Economists Rush to React to Trump’s Moving Tariff Targets

(Bloomberg) -- President Donald Trump’s vow to unleash 25% tariffs on goods from Mexico and Canada has sent economists racing to estimate the impact on businesses and households across all three nations.

Most Read from Bloomberg

The potential fallout depend on the specifics of what Trump announces — the level of tariffs, the goods targeted or exempted and the duration they’re in place. It also depends on how Canada and Mexico respond.

Yet it’s already clear that if Trump does put new duties on the about $900 billion in goods from both nations, prices for everyday items from avocados and cars to energy are vulnerable to increases. Trump has also warned of imminent new tariffs on goods from China, meaning 42% of all US imports could get hit with higher border taxes.

Here’s a snapshot of the early analysis ahead Trump’s Feb. 1 deadline:

Food Prices

Whether tariffs flow through to consumer prices will be a central variable that determines how Trump’s trade policy plays out, according to Paul Donovan, chief economist of UBS Global Wealth Management.

“How quickly would US consumers experience higher prices? Oil and food prices would likely react within a month. US stock levels determine the timing of other price increases. Second-round price increases also matter. These tariffs partially relate to the war on drugs, but if the political focus shifts to broader inflation perceptions, the duration of any taxes could be short. US egg prices (a campaign focus) have soared since Trump was elected — food prices rather than drug prices may matter more.”

Purchasing Power

Hefty new tariffs would pose major risks for the Mexican peso and Canadian dollar, while driving up the US dollar.
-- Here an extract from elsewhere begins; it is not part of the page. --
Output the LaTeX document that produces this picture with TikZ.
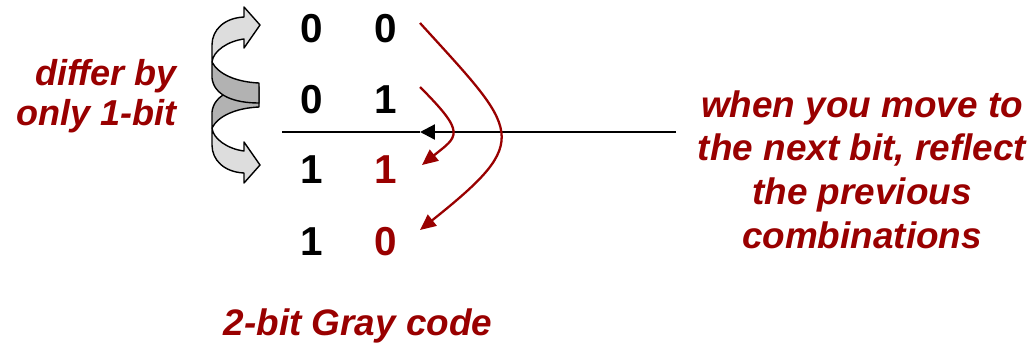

But an early resolution would relieve pressure on the loonie and peso and driving down the dollar, according to analysts at ING.
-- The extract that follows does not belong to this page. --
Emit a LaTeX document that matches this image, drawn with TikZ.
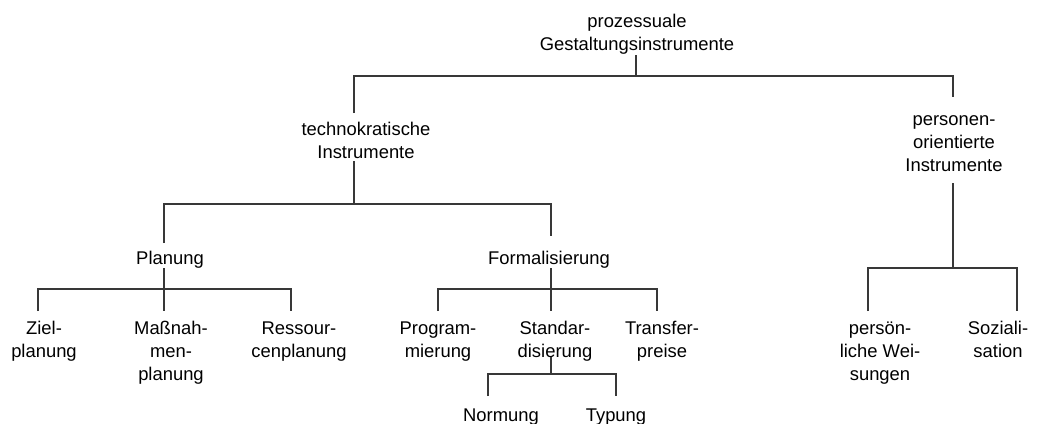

“The new administration’s dealing of this US-Canada-Mexico situation will likely be used by markets as a benchmark for Trump’s trade policy moving ahead, and should therefore have large repercussions for global FX.”

Farming & Fishing

Analysis by S&P Global Ratings shows that autos and electrical-equipment sectors are the most exposed to a tariff shock in Mexico, while Canada’s commodity processing sector would be hit. They estimate the US has much less at risk in the event of retaliation though sees some exposure for farming, fishing, metals and autos.